**Job:**
Which lines have the string "code"? Copy all of them from the entries below.

○ ○ ○

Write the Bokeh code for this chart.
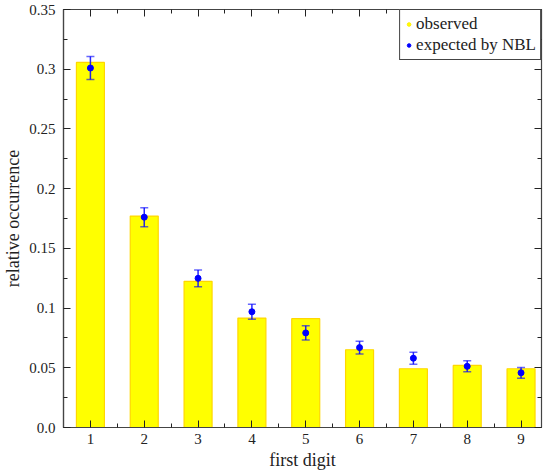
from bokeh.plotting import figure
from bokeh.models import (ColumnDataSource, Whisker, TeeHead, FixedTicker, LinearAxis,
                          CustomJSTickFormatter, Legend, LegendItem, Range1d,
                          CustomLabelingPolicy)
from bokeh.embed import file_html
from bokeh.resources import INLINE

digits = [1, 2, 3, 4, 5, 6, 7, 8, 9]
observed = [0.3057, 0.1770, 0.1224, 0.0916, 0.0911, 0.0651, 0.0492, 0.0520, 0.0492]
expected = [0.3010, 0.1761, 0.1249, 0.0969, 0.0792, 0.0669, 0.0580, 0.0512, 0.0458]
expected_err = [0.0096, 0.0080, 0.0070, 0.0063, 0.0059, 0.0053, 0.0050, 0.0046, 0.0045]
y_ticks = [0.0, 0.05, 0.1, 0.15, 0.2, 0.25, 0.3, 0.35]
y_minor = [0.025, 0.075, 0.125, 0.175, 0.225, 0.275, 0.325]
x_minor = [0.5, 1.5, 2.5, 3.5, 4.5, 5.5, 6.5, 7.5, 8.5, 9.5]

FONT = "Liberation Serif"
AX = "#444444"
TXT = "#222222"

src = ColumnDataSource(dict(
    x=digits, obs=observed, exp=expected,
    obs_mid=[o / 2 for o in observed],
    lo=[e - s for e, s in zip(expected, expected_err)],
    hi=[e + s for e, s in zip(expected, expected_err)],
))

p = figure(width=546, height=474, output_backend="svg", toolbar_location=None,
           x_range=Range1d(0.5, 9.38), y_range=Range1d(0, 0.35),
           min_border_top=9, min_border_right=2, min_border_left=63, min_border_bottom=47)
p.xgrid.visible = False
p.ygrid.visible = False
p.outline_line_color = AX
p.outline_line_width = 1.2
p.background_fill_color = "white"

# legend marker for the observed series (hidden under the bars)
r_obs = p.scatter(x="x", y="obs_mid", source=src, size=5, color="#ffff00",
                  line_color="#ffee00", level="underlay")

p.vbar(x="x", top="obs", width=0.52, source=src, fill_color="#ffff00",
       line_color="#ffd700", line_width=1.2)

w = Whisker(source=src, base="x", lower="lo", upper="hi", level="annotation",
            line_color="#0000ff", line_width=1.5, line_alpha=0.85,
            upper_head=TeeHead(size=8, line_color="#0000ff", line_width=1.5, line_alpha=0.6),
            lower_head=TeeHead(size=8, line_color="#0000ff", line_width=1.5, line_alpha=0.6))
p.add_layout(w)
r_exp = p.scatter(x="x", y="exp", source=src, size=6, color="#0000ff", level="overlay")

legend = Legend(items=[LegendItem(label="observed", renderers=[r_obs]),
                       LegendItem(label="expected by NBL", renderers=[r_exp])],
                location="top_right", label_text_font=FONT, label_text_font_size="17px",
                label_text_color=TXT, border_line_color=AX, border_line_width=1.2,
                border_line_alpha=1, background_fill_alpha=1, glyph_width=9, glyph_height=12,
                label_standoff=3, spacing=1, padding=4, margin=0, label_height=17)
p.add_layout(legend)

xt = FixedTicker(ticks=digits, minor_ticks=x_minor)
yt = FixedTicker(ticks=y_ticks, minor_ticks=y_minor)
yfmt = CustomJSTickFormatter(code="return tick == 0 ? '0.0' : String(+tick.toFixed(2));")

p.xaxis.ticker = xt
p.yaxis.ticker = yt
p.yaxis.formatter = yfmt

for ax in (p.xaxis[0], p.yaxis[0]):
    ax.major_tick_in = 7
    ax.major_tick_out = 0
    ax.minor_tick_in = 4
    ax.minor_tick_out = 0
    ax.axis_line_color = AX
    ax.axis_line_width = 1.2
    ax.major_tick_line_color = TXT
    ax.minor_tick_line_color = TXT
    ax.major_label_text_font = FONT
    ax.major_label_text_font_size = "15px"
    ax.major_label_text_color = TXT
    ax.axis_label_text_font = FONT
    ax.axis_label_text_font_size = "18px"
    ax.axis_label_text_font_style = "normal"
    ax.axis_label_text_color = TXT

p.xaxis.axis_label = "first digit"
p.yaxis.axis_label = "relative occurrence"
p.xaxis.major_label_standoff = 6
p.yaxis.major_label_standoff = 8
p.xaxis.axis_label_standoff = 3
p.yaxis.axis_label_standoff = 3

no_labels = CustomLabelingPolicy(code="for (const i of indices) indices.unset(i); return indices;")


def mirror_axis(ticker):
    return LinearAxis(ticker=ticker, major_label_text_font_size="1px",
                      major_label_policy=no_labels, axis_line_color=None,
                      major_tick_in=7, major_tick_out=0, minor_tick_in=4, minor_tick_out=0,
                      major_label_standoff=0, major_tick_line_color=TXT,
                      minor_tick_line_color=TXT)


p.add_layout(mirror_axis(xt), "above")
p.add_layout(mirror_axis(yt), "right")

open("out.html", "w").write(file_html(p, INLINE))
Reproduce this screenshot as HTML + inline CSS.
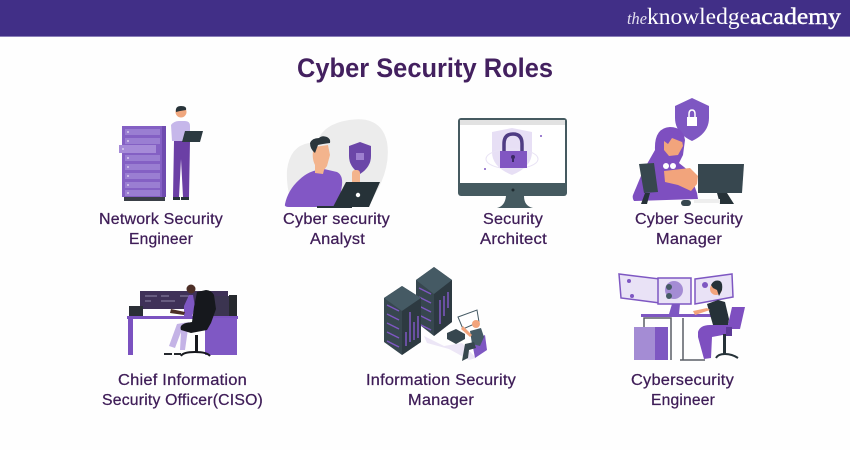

○ ○ ○

**Output of the exercise:**
Write the Bokeh code for this chart.
yfmt = CustomJSTickFormatter(code="return tick == 0 ? '0.0' : String(+tick.toFixed(2));")
no_labels = CustomLabelingPolicy(code="for (const i of indices) indices.unset(i); return indices;")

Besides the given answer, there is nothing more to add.